The unceasing risk inherent to benchmarking your competition is that they have smart, creative folks all working just as hard to improve their products. The brass ring on the sport sedan ride is one of the most highly coveted in the world, and it's also the fastest-moving ride there is.
A Day of Reckoning
We are compelled to admit that this was an Acura event that took place at a facility owned by Honda (overseen by the Transportation Research Center) with all the test cars supplied and prepped by Acura R&D. It's not exactly our usual comparison format, in other words.

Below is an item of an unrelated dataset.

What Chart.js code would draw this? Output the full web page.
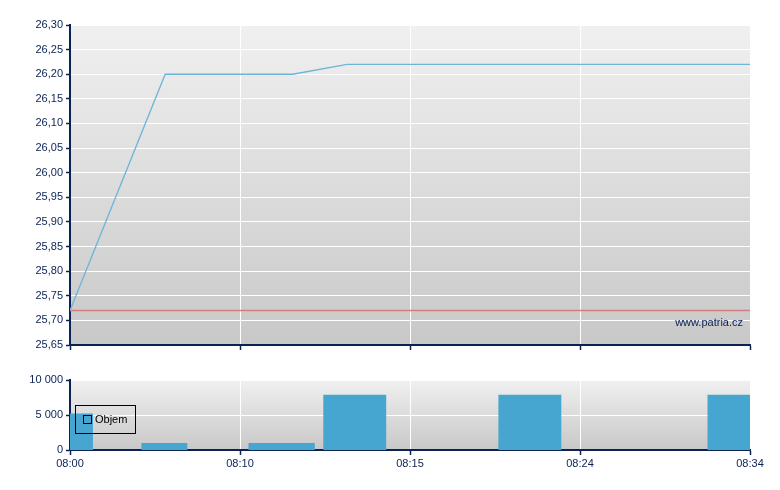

This was our opportunity to drive a prototype of the 2010 Acura TL Super Handling All-Wheel Drive six-speed manual transmission (SH-AWD 6MT), so Acura arranged some track time at its test facility near its U.S. engineering facility in Ohio, and a competitive set of sport sedans.
The competitor cars each featured a manual transmission, the sportiest configuration currently available, and aftermarket brake pads that would stand up to an afternoon on the racetrack. The cars included a 2008 Audi S4 Quattro manual; 2008 BMW 335i Sport; 2008 BMW 335xi Sport and a 2008 Infiniti G35s.

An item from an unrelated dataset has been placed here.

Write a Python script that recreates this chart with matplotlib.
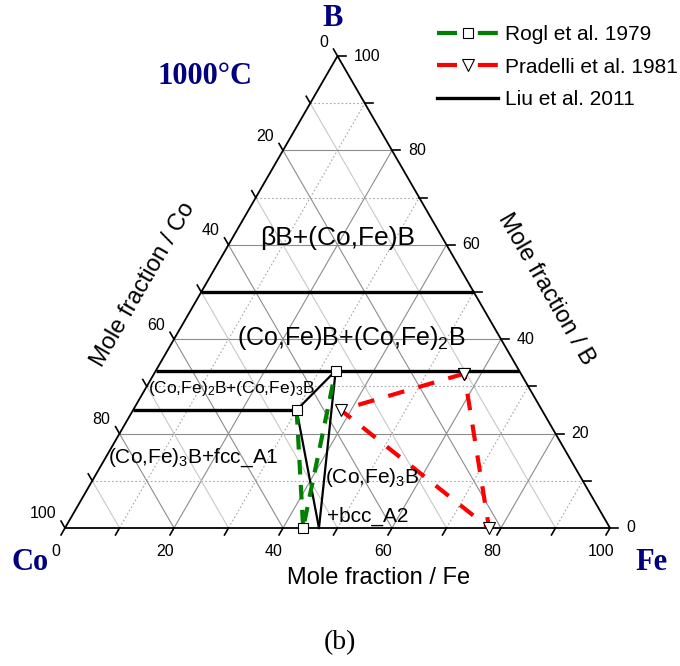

We'd go out, run one lap, two hot laps and one cool-down in lap. Then we'd come in and switch cars with our press colleagues and repeat until all five cars were sufficiently flogged. We repeated the round robin twice and were given the opportunity to revisit any two or three cars we thought we hadn't had enough time in.

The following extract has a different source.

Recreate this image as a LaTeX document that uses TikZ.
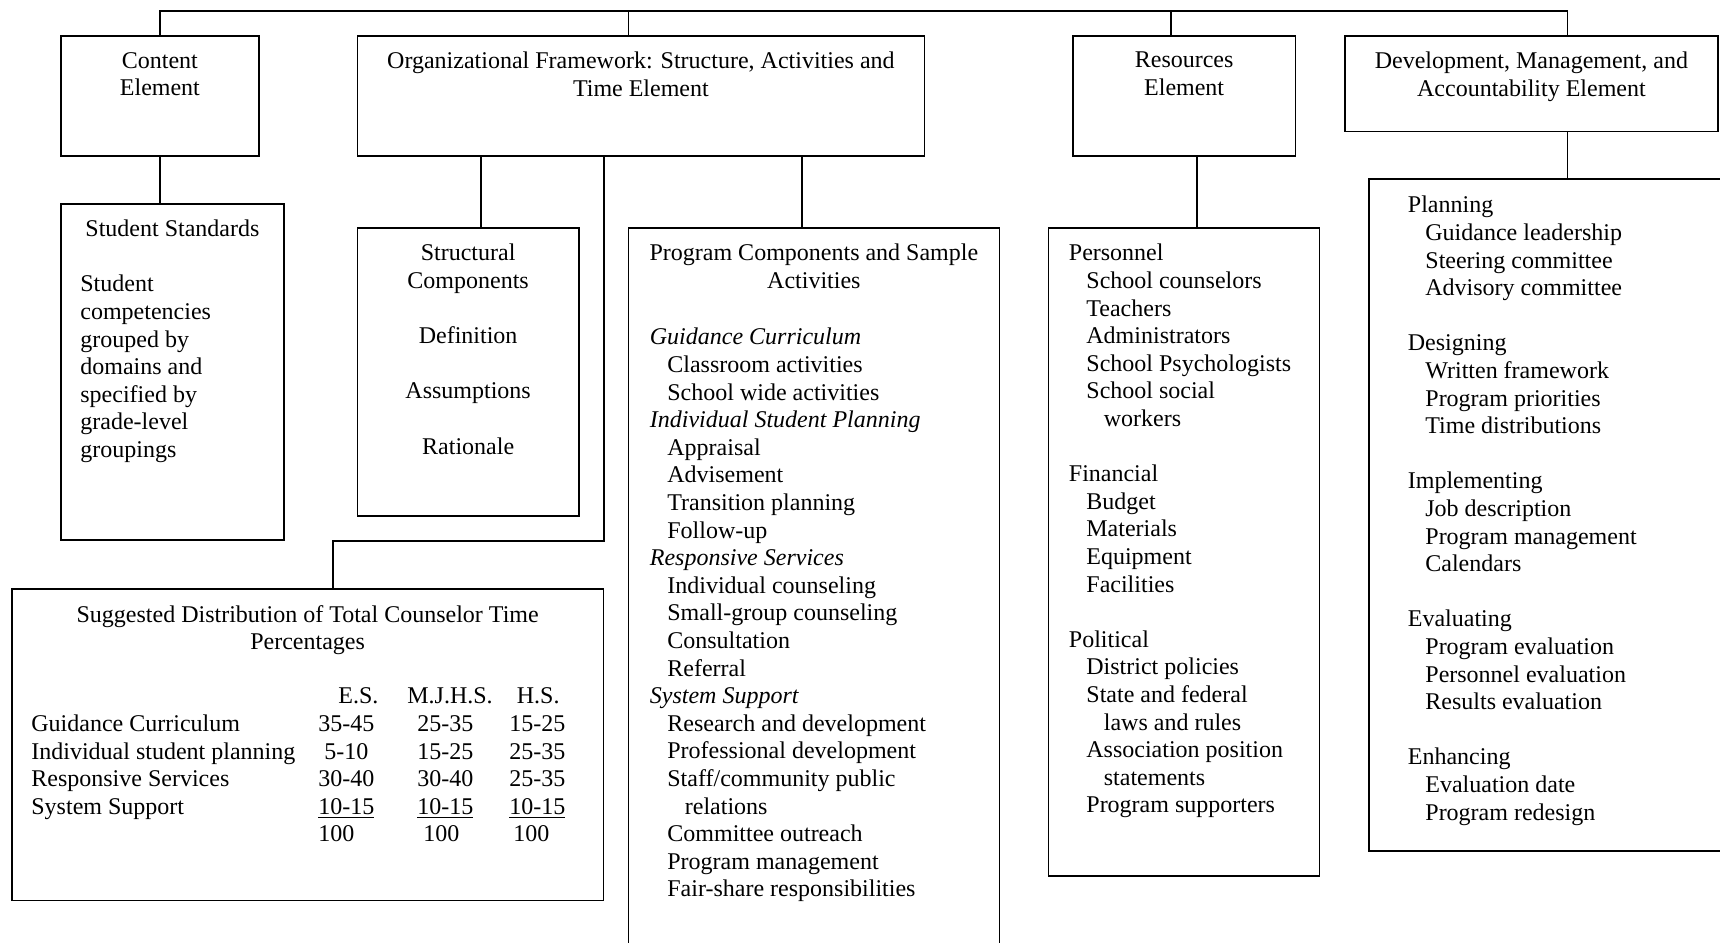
\documentclass[tikz,border=0pt]{standalone}
\usepackage{fontspec}
\setmainfont{Liberation Serif}
\usetikzlibrary{positioning}

\newcommand{\ind}{\hspace*{8.75pt}}

\begin{document}
\begin{tikzpicture}[
        x=0.5pt, y=-0.5pt,
        font=\fontsize{12}{13.8}\selectfont,
        element/.style={rectangle, draw=black, line width=0.9pt, inner sep=0pt, anchor=north west},
        heading/.style={align=center, inner sep=0pt},
        listing/.style={align=left, inner sep=0pt},
        conn/.style={line width=0.9pt}
    ]
        \useasboundingbox (0,0) rectangle (1720,943);
        \clip (0,0) rectangle (1720,943);
        \coordinate (bus) at (0,11);

        % top row
        \node[element, minimum width=99pt, minimum height=60pt] (content) at (60,35) {};
        \node[element, minimum width=283.5pt, minimum height=60pt] (org) at (356.5,35) {};
        \node[element, minimum width=111.25pt, minimum height=60pt] (resources) at (1072,35) {};
        \node[element, minimum width=186.5pt, minimum height=47.75pt] (dev) at (1344,35) {};

        \node[heading, below=8.4pt of content.north] (contenttxt) {Content\\Element};
        \node[heading, below=8.4pt of org.north] (orgtxt) {Organizational Framework: Structure, Activities and\\Time Element};
        \node[heading, below=8.4pt of resources.north] (resourcestxt) {Resources\\Element};
        \node[heading, below=8.4pt of dev.north] (devtxt) {Development, Management, and\\Accountability Element};

        % second row
        \node[element, minimum width=111.5pt, minimum height=168pt] (standards) at (60,203) {};
        \node[element, minimum width=110.75pt, minimum height=144pt] (structural) at (356.5,227) {};
        \node[element, minimum width=295.75pt, minimum height=155.75pt] (suggested) at (11,588) {};
        \node[element, minimum width=185.5pt, minimum height=370pt] (program) at (627.5,227) {};
        \node[element, minimum width=135.5pt, minimum height=324pt] (personnel) at (1047.5,227) {};
        \node[element, minimum width=200pt, minimum height=336pt] (planning) at (1368,178) {};

        \node[heading, below=8.4pt of standards.north] (standardstitle) {Student Standards};
        \node[listing, below right=35.9pt and 10pt of standards.north west] (standardstxt)
            {Student\\competencies\\grouped by\\domains and\\specified by\\grade-level\\groupings};

        \node[heading, below=8.4pt of structural.north] (structuraltxt)
            {Structural\\Components\\[13.8pt]Definition\\[13.8pt]Assumptions\\[13.8pt]Rationale};

        \node[heading, below=8.4pt of suggested.north] (suggestedtitle)
            {Suggested Distribution of Total Counselor Time\\Percentages};
        \node[listing, below right=48.1pt and 10pt of suggested.north west] (timetable) {%
            \begin{tabular}{@{}p{143.5pt}@{}p{49.5pt}@{}p{46pt}@{}l@{}}
                & \hspace*{10pt}E.S. & \hspace*{-5pt}M.J.H.S. & \hspace*{3.75pt}H.S.\\
                Guidance Curriculum & 35-45 & 25-35 & 15-25\\
                Individual student planning & \hspace*{3pt}5-10 & 15-25 & 25-35\\
                Responsive Services & 30-40 & 30-40 & 25-35\\
                System Support & \underline{10-15} & \underline{10-15} & \underline{10-15}\\
                & 100 & \hspace*{3pt}100 & \hspace*{2pt}100
            \end{tabular}};

        \node[heading, below=8.4pt of program.north] (programtitle)
            {Program Components and Sample\\Activities};
        \node[listing, below right=50.4pt and 11pt of program.north west] (programtxt)
            {\textit{Guidance Curriculum}\\
             \ind Classroom activities\\
             \ind School wide activities\\
             \textit{Individual Student Planning}\\
             \ind Appraisal\\
             \ind Advisement\\
             \ind Transition planning\\
             \ind Follow-up\\
             \textit{Responsive Services}\\
             \ind Individual counseling\\
             \ind Small-group counseling\\
             \ind Consultation\\
             \ind Referral\\
             \textit{System Support}\\
             \ind Research and development\\
             \ind Professional development\\
             \ind Staff/community public\\
             \ind\ind relations\\
             \ind Committee outreach\\
             \ind Program management\\
             \ind Fair-share responsibilities};

        \node[listing, below right=8.4pt and 10.5pt of personnel.north west] (personneltxt)
            {Personnel\\
             \ind School counselors\\
             \ind Teachers\\
             \ind Administrators\\
             \ind School Psychologists\\
             \ind School social\\
             \ind\ind workers\\[13.8pt]
             Financial\\
             \ind Budget\\
             \ind Materials\\
             \ind Equipment\\
             \ind Facilities\\[13.8pt]
             Political\\
             \ind District policies\\
             \ind State and federal\\
             \ind\ind laws and rules\\
             \ind Association position\\
             \ind\ind statements\\
             \ind Program supporters};

        \node[listing, below right=8.9pt and 19.75pt of planning.north west] (planningtxt)
            {Planning\\
             \ind Guidance leadership\\
             \ind Steering committee\\
             \ind Advisory committee\\[13.8pt]
             Designing\\
             \ind Written framework\\
             \ind Program priorities\\
             \ind Time distributions\\[13.8pt]
             Implementing\\
             \ind Job description\\
             \ind Program management\\
             \ind Calendars\\[13.8pt]
             Evaluating\\
             \ind Program evaluation\\
             \ind Personnel evaluation\\
             \ind Results evaluation\\[13.8pt]
             Enhancing\\
             \ind Evaluation date\\
             \ind Program redesign};

        % connectors
        \draw[conn] (content.north) |- ([xshift=18pt]dev.north |- bus) -- ([xshift=18pt]dev.north);
        \draw[conn] ([xshift=-6.25pt]org.north) -- ([xshift=-6.25pt]org.north |- bus);
        \draw[conn] ([xshift=-6.4pt]resources.north) -- ([xshift=-6.4pt]resources.north |- bus);

        \draw[conn] (content.south) -- (content.south |- standards.north);
        \draw[conn] ([xshift=6.4pt]structural.north) -- ([xshift=6.4pt]structural.north |- org.south);
        \draw[conn] ([xshift=-6pt]program.north) -- ([xshift=-6pt]program.north |- org.south);
        \draw[conn] (org.south -| suggested.east) |- ([xshift=12.6pt]suggested.north |- standards.south) -- ([xshift=12.6pt]suggested.north);
        \draw[conn] ([xshift=6.4pt]resources.south) -- ([xshift=6.4pt]resources.south |- personnel.north);
        \draw[conn] ([xshift=18pt]dev.south) -- ([xshift=18pt]dev.south |- planning.north);
    \end{tikzpicture}
\end{document}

The 2010 Acura TL SH-AWD 6MT kicked serious butt. And we're not talking tenths of a second on a 1.6-mile racetrack, but instead 2 seconds (a light-year on a short racetrack like this) separated the TL from the next quickest sedan, the Audi S4 Quattro, on the challenging Dynamics Handling Course. This Alan Wilson-designed, 13-corner course is a laboratory instrument, and it dissected the strengths and weaknesses of these five cars with an array of fast/slow, compressed/unweighted, opening/closing corners.